#### LISTED RECORDS:
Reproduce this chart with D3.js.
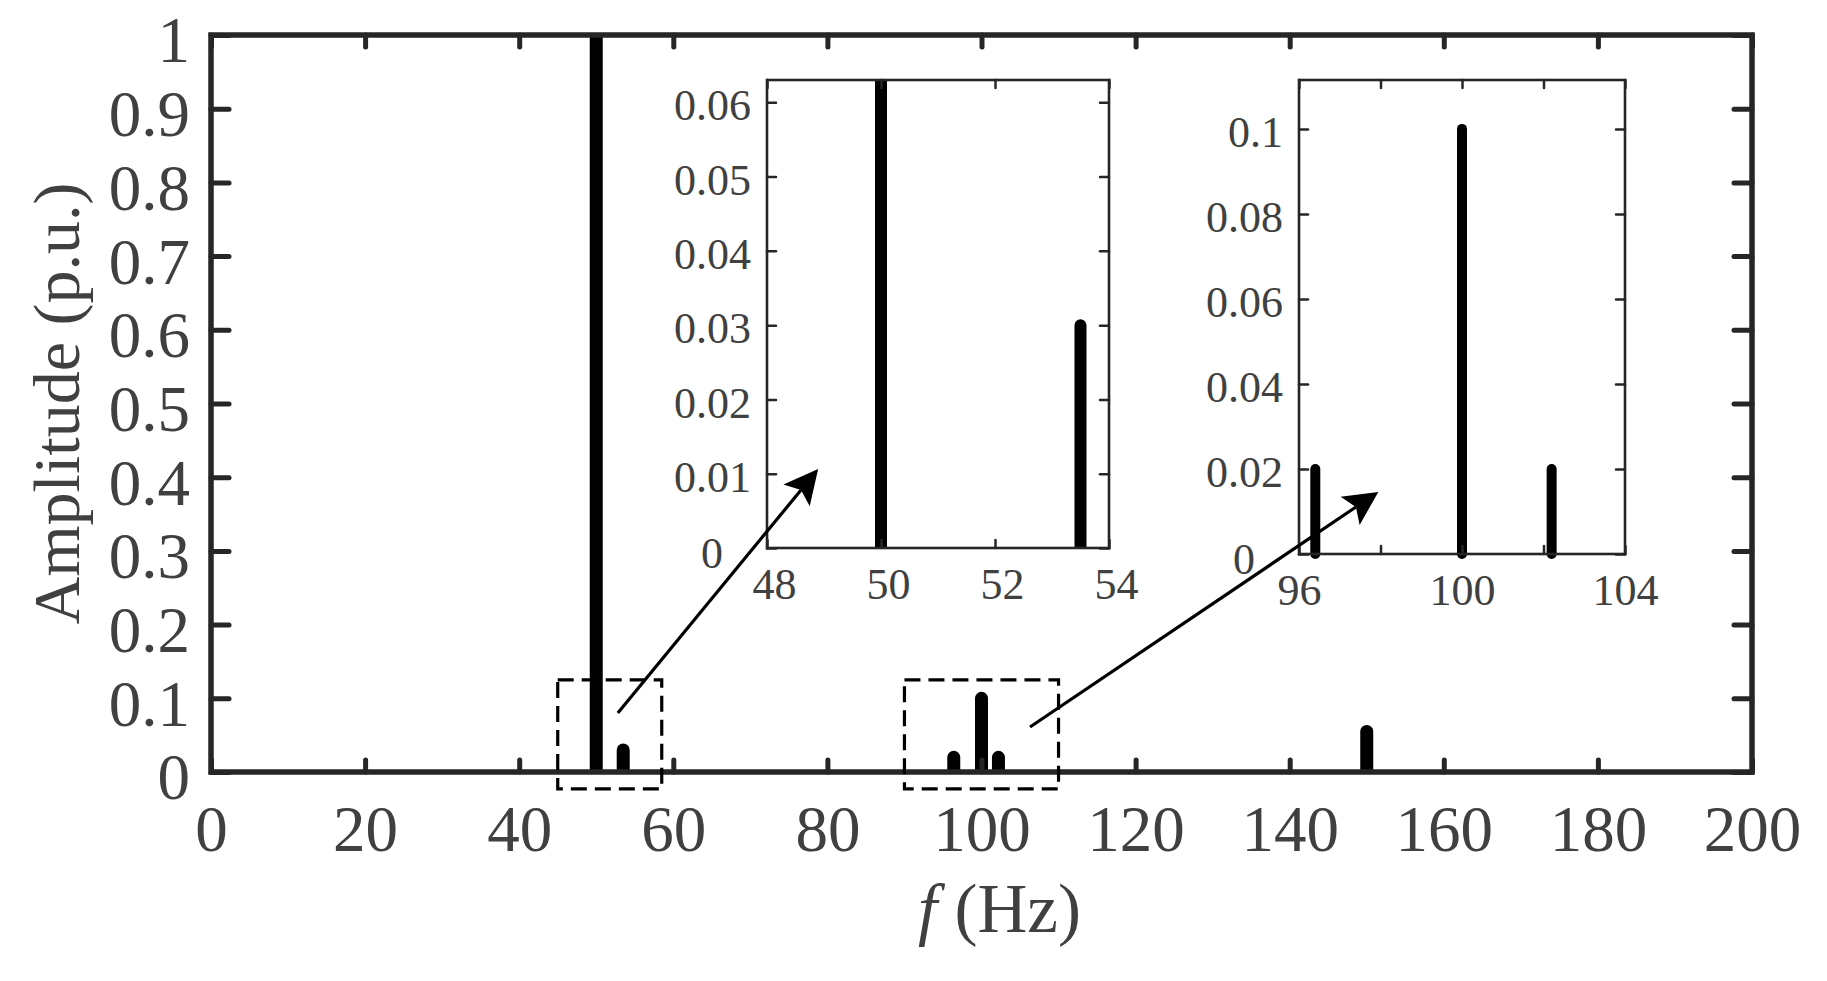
--
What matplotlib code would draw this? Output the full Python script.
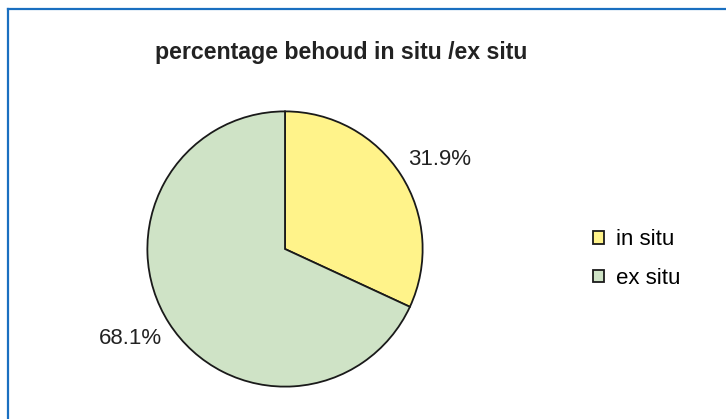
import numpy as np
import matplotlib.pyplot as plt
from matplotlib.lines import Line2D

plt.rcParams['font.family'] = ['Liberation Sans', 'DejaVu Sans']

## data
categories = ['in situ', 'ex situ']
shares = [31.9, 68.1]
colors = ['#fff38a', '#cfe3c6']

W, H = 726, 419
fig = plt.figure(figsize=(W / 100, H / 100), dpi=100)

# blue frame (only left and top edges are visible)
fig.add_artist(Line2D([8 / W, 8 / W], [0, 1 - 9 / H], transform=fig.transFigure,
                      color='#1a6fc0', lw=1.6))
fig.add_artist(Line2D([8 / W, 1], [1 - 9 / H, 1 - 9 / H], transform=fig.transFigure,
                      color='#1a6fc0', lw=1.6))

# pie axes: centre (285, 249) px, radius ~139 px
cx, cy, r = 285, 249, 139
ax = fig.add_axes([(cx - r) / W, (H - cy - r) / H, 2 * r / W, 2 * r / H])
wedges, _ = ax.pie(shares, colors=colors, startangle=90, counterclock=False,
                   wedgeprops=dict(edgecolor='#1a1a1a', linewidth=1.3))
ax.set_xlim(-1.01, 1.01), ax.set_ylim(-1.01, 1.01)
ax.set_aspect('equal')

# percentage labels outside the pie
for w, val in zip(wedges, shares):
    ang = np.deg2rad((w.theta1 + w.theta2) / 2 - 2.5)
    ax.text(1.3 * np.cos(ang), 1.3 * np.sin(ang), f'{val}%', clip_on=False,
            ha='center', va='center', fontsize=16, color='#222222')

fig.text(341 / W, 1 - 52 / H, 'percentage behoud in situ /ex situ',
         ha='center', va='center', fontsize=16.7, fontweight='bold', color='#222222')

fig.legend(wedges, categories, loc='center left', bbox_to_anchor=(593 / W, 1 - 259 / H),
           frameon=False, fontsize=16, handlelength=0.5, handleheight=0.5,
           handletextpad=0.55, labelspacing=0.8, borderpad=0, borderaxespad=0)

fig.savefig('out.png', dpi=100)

#### SET PROBLEM:
Exactly as they stand, quote the lines beginning with the one that contains "What matplotlib code" and ending with the one that contains "fig = plt.figure(figsize=(W", with no pictures.

#### IN RESPONSE:
What matplotlib code would draw this? Output the full Python script.
import numpy as np
import matplotlib.pyplot as plt
from matplotlib.lines import Line2D

plt.rcParams['font.family'] = ['Liberation Sans', 'DejaVu Sans']

## data
categories = ['in situ', 'ex situ']
shares = [31.9, 68.1]
colors = ['#fff38a', '#cfe3c6']

W, H = 726, 419
fig = plt.figure(figsize=(W / 100, H / 100), dpi=100)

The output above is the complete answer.